- [SET TASK]: Reproduce all of the data below without alteration; exclude every picture.

- [DATASET EXCERPT]:
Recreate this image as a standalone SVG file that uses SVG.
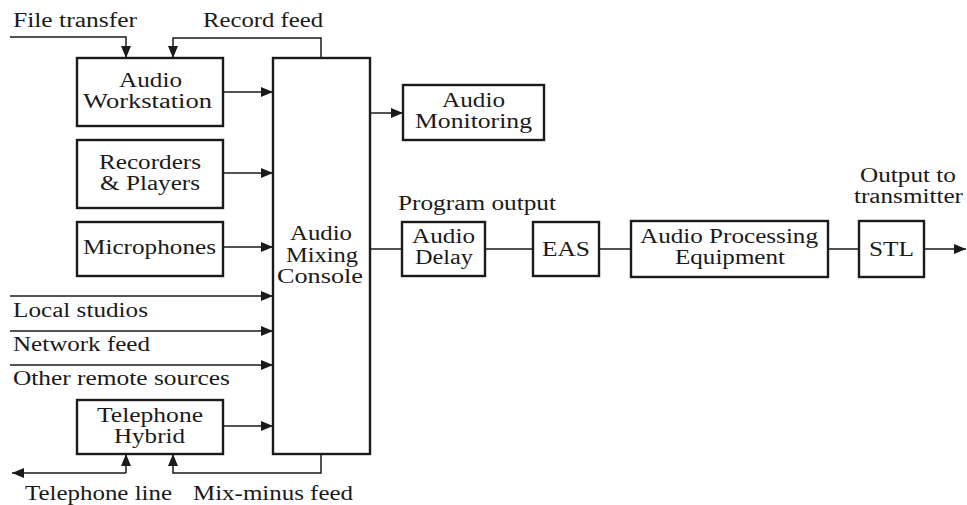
<svg xmlns="http://www.w3.org/2000/svg" width="967" height="505" viewBox="0 0 967 505" font-family="Liberation Serif, Times New Roman, serif" font-size="20">
<style>
.box{fill:#fff;stroke:#1a1a1a;stroke-width:2.4}
.ln{fill:none;stroke:#1a1a1a;stroke-width:1.5}
.t{fill:#1a1a1a}
</style>
<defs>
<marker id="ah" viewBox="0 0 12 10" refX="12" refY="5" markerWidth="12" markerHeight="10" markerUnits="userSpaceOnUse" orient="auto">
<path d="M0,0 L12,5 L0,10 z" fill="#1a1a1a"/>
</marker>
</defs>
<rect width="967" height="505" fill="#fff"/>
<g id="connectors">
<path class="ln" d="M10,37 H126 V58" marker-end="url(#ah)"/>
<path class="ln" d="M321,58 V38 H173 V58" marker-end="url(#ah)"/>
<path class="ln" d="M223,92 H273" marker-end="url(#ah)"/>
<path class="ln" d="M223,173 H273" marker-end="url(#ah)"/>
<path class="ln" d="M223,247 H273" marker-end="url(#ah)"/>
<path class="ln" d="M10,296 H273" marker-end="url(#ah)"/>
<path class="ln" d="M10,331 H273" marker-end="url(#ah)"/>
<path class="ln" d="M10,365 H273" marker-end="url(#ah)"/>
<path class="ln" d="M223,426 H273" marker-end="url(#ah)"/>
<path class="ln" d="M370,113 H403" marker-end="url(#ah)"/>
<path class="ln" d="M126,473 V454" marker-end="url(#ah)"/>
<path class="ln" d="M126,473 H12" marker-end="url(#ah)"/>
<path class="ln" d="M321,454 V473 H173 V454" marker-end="url(#ah)"/>
<path class="ln" d="M370,249 H402 M485,249 H533 M599,249 H631 M828,249 H859"/>
<path class="ln" d="M924,249 H966" marker-end="url(#ah)"/>
</g>
<g id="labels" class="t">
<text x="13" y="27" textLength="124" lengthAdjust="spacingAndGlyphs">File transfer</text>
<text x="203" y="27" textLength="120" lengthAdjust="spacingAndGlyphs">Record feed</text>
<text x="13" y="317" textLength="135" lengthAdjust="spacingAndGlyphs">Local studios</text>
<text x="13" y="351" textLength="137" lengthAdjust="spacingAndGlyphs">Network feed</text>
<text x="13" y="385" textLength="217" lengthAdjust="spacingAndGlyphs">Other remote sources</text>
<text x="25" y="500" textLength="147" lengthAdjust="spacingAndGlyphs">Telephone line</text>
<text x="193" y="500" textLength="160" lengthAdjust="spacingAndGlyphs">Mix-minus feed</text>
<text x="398" y="210" textLength="158" lengthAdjust="spacingAndGlyphs">Program output</text>
<text x="860" y="182" textLength="96" lengthAdjust="spacingAndGlyphs">Output to</text>
<text x="854" y="203" textLength="109" lengthAdjust="spacingAndGlyphs">transmitter</text>
</g>
<g id="workstation" class="t">
<rect class="box" x="77" y="58" width="146" height="68"/>
<text x="119" y="87" textLength="63" lengthAdjust="spacingAndGlyphs">Audio</text>
<text x="83" y="108" textLength="129" lengthAdjust="spacingAndGlyphs">Workstation</text>
</g>
<g id="recorders" class="t">
<rect class="box" x="77" y="140" width="146" height="68"/>
<text x="99" y="169" textLength="102" lengthAdjust="spacingAndGlyphs">Recorders</text>
<text x="100" y="190" textLength="100" lengthAdjust="spacingAndGlyphs">&amp; Players</text>
</g>
<g id="microphones" class="t">
<rect class="box" x="77" y="222" width="146" height="54"/>
<text x="83" y="254" textLength="133" lengthAdjust="spacingAndGlyphs">Microphones</text>
</g>
<g id="telephone" class="t">
<rect class="box" x="77" y="400" width="146" height="54"/>
<text x="97" y="422" textLength="106" lengthAdjust="spacingAndGlyphs">Telephone</text>
<text x="114" y="443" textLength="71" lengthAdjust="spacingAndGlyphs">Hybrid</text>
</g>
<g id="console" class="t">
<rect class="box" x="273" y="58" width="97" height="396"/>
<text x="290" y="240" textLength="62" lengthAdjust="spacingAndGlyphs">Audio</text>
<text x="286" y="262" textLength="72" lengthAdjust="spacingAndGlyphs">Mixing</text>
<text x="277" y="283" textLength="86" lengthAdjust="spacingAndGlyphs">Console</text>
</g>
<g id="monitoring" class="t">
<rect class="box" x="403" y="85" width="141" height="55"/>
<text x="442" y="107" textLength="63" lengthAdjust="spacingAndGlyphs">Audio</text>
<text x="415" y="128" textLength="117" lengthAdjust="spacingAndGlyphs">Monitoring</text>
</g>
<g id="delay" class="t">
<rect class="box" x="402" y="222" width="83" height="54"/>
<text x="412" y="243" textLength="63" lengthAdjust="spacingAndGlyphs">Audio</text>
<text x="415" y="264" textLength="58" lengthAdjust="spacingAndGlyphs">Delay</text>
</g>
<g id="eas" class="t">
<rect class="box" x="533" y="222" width="66" height="54"/>
<text x="542" y="256" textLength="48" lengthAdjust="spacingAndGlyphs">EAS</text>
</g>
<g id="processing" class="t">
<rect class="box" x="631" y="221" width="197" height="56"/>
<text x="640" y="243" textLength="178" lengthAdjust="spacingAndGlyphs">Audio Processing</text>
<text x="675" y="264" textLength="110" lengthAdjust="spacingAndGlyphs">Equipment</text>
</g>
<g id="stl" class="t">
<rect class="box" x="859" y="221" width="65" height="56"/>
<text x="869" y="256" textLength="45" lengthAdjust="spacingAndGlyphs">STL</text>
</g>
</svg>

- [THE OUTPUT]:
Recreate this image as a standalone SVG file that uses SVG.
<svg xmlns="http://www.w3.org/2000/svg" width="967" height="505" viewBox="0 0 967 505" font-family="Liberation Serif, Times New Roman, serif" font-size="20">
<style>
.box{fill:#fff;stroke:#1a1a1a;stroke-width:2.4}
.ln{fill:none;stroke:#1a1a1a;stroke-width:1.5}
.t{fill:#1a1a1a}
</style>
<defs>
<marker id="ah" viewBox="0 0 12 10" refX="12" refY="5" markerWidth="12" markerHeight="10" markerUnits="userSpaceOnUse" orient="auto">
<path d="M0,0 L12,5 L0,10 z" fill="#1a1a1a"/>
</marker>
</defs>
<rect width="967" height="505" fill="#fff"/>
<g id="connectors">
<path class="ln" d="M10,37 H126 V58" marker-end="url(#ah)"/>
<path class="ln" d="M321,58 V38 H173 V58" marker-end="url(#ah)"/>
<path class="ln" d="M223,92 H273" marker-end="url(#ah)"/>
<path class="ln" d="M223,173 H273" marker-end="url(#ah)"/>
<path class="ln" d="M223,247 H273" marker-end="url(#ah)"/>
<path class="ln" d="M10,296 H273" marker-end="url(#ah)"/>
<path class="ln" d="M10,331 H273" marker-end="url(#ah)"/>
<path class="ln" d="M10,365 H273" marker-end="url(#ah)"/>
<path class="ln" d="M223,426 H273" marker-end="url(#ah)"/>
<path class="ln" d="M370,113 H403" marker-end="url(#ah)"/>
<path class="ln" d="M126,473 V454" marker-end="url(#ah)"/>
<path class="ln" d="M126,473 H12" marker-end="url(#ah)"/>
<path class="ln" d="M321,454 V473 H173 V454" marker-end="url(#ah)"/>
<path class="ln" d="M370,249 H402 M485,249 H533 M599,249 H631 M828,249 H859"/>
<path class="ln" d="M924,249 H966" marker-end="url(#ah)"/>
</g>
<g id="labels" class="t">
<text x="13" y="27" textLength="124" lengthAdjust="spacingAndGlyphs">File transfer</text>
<text x="203" y="27" textLength="120" lengthAdjust="spacingAndGlyphs">Record feed</text>
<text x="13" y="317" textLength="135" lengthAdjust="spacingAndGlyphs">Local studios</text>
<text x="13" y="351" textLength="137" lengthAdjust="spacingAndGlyphs">Network feed</text>
<text x="13" y="385" textLength="217" lengthAdjust="spacingAndGlyphs">Other remote sources</text>
<text x="25" y="500" textLength="147" lengthAdjust="spacingAndGlyphs">Telephone line</text>
<text x="193" y="500" textLength="160" lengthAdjust="spacingAndGlyphs">Mix-minus feed</text>
<text x="398" y="210" textLength="158" lengthAdjust="spacingAndGlyphs">Program output</text>
<text x="860" y="182" textLength="96" lengthAdjust="spacingAndGlyphs">Output to</text>
<text x="854" y="203" textLength="109" lengthAdjust="spacingAndGlyphs">transmitter</text>
</g>
<g id="workstation" class="t">
<rect class="box" x="77" y="58" width="146" height="68"/>
<text x="119" y="87" textLength="63" lengthAdjust="spacingAndGlyphs">Audio</text>
<text x="83" y="108" textLength="129" lengthAdjust="spacingAndGlyphs">Workstation</text>
</g>
<g id="recorders" class="t">
<rect class="box" x="77" y="140" width="146" height="68"/>
<text x="99" y="169" textLength="102" lengthAdjust="spacingAndGlyphs">Recorders</text>
<text x="100" y="190" textLength="100" lengthAdjust="spacingAndGlyphs">&amp; Players</text>
</g>
<g id="microphones" class="t">
<rect class="box" x="77" y="222" width="146" height="54"/>
<text x="83" y="254" textLength="133" lengthAdjust="spacingAndGlyphs">Microphones</text>
</g>
<g id="telephone" class="t">
<rect class="box" x="77" y="400" width="146" height="54"/>
<text x="97" y="422" textLength="106" lengthAdjust="spacingAndGlyphs">Telephone</text>
<text x="114" y="443" textLength="71" lengthAdjust="spacingAndGlyphs">Hybrid</text>
</g>
<g id="console" class="t">
<rect class="box" x="273" y="58" width="97" height="396"/>
<text x="290" y="240" textLength="62" lengthAdjust="spacingAndGlyphs">Audio</text>
<text x="286" y="262" textLength="72" lengthAdjust="spacingAndGlyphs">Mixing</text>
<text x="277" y="283" textLength="86" lengthAdjust="spacingAndGlyphs">Console</text>
</g>
<g id="monitoring" class="t">
<rect class="box" x="403" y="85" width="141" height="55"/>
<text x="442" y="107" textLength="63" lengthAdjust="spacingAndGlyphs">Audio</text>
<text x="415" y="128" textLength="117" lengthAdjust="spacingAndGlyphs">Monitoring</text>
</g>
<g id="delay" class="t">
<rect class="box" x="402" y="222" width="83" height="54"/>
<text x="412" y="243" textLength="63" lengthAdjust="spacingAndGlyphs">Audio</text>
<text x="415" y="264" textLength="58" lengthAdjust="spacingAndGlyphs">Delay</text>
</g>
<g id="eas" class="t">
<rect class="box" x="533" y="222" width="66" height="54"/>
<text x="542" y="256" textLength="48" lengthAdjust="spacingAndGlyphs">EAS</text>
</g>
<g id="processing" class="t">
<rect class="box" x="631" y="221" width="197" height="56"/>
<text x="640" y="243" textLength="178" lengthAdjust="spacingAndGlyphs">Audio Processing</text>
<text x="675" y="264" textLength="110" lengthAdjust="spacingAndGlyphs">Equipment</text>
</g>
<g id="stl" class="t">
<rect class="box" x="859" y="221" width="65" height="56"/>
<text x="869" y="256" textLength="45" lengthAdjust="spacingAndGlyphs">STL</text>
</g>
</svg>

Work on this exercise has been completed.